By Mike Steely
The former Knoxville Utilities Board Building on Gay Street, empty for about 16 years, may get a new owner and tenant thanks to action by the Knox County Commission and the Knoxville City Council Tuesday.
The Tombras Group, a national advertising agency with four locations around the nation and currently headquartered at 630 Concord Street, was granted a 20-year tax increment financing (TIF) agreement by both jurisdictions so that they may move to the former KUB building at 620 and 626 South Gay Street.
Dawn Michele Foster, Knoxville’s Director of Redevelopment, told the county commission that the Tombras Group plans to restore the building, add a new façade, and expand the employment there to 200 people. She said the agreement would boost both the city and county taxes on the property.
While the majority of the county commission praised the idea of restoring a blighted building only Commissioner Ed Brantley opposed the resolution granting a tax break.

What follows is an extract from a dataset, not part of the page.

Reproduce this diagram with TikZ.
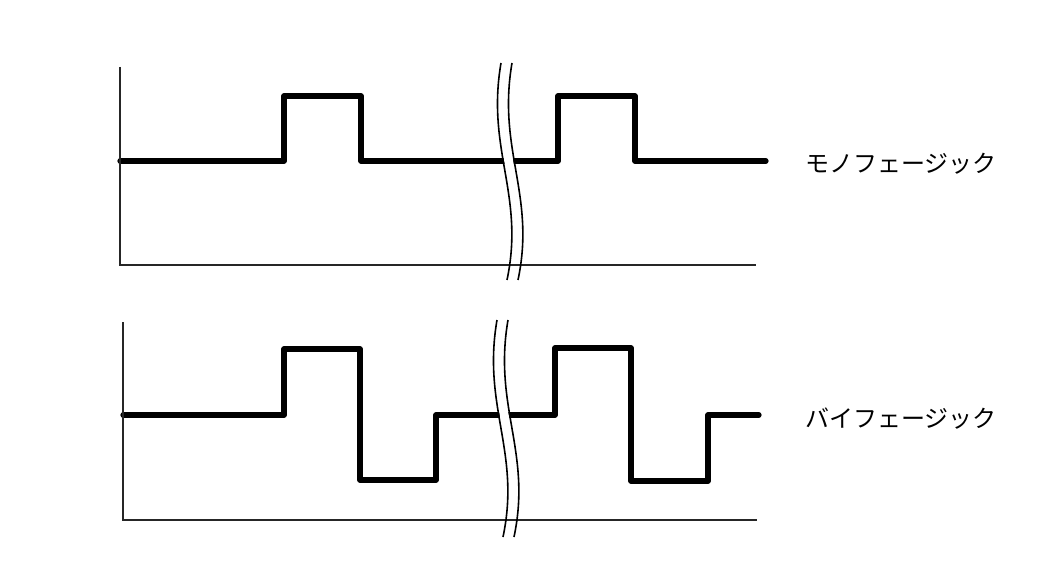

Brantley said the county would be “giving these guys a gift” and said he wanted to bring outside businesses into the county not just relocate local businesses.
Attorney Arthur Seymour, Jr., representing Tombras, told the commission that most growth comes from existing local businesses that want to stay in the county.
Brantley was the sole “No” vote on the commission after declaring, “Everyone in Knox County would move to Gay Street if they got tax relief for 20 years.”
The commission’s work session vote means the matter will come back up during today’s regular meeting.
The city council acted on the same request from Tombras by rescinding a TIF issued to Hatcher Hill & Associates for the building and approving the Tombras agreement through the Gay Street Redevelopment and Urban Renewal Plan by the Community Development Corporation.
Councilman Nick Pavlis said the project by Tombras will “showcase our downtown” and Councilman Nick Della Volpe said the concept is retail and office space rather than residential. Della Volpe said he was hesitant to approve the agreement for 20 years but voted for the TIF.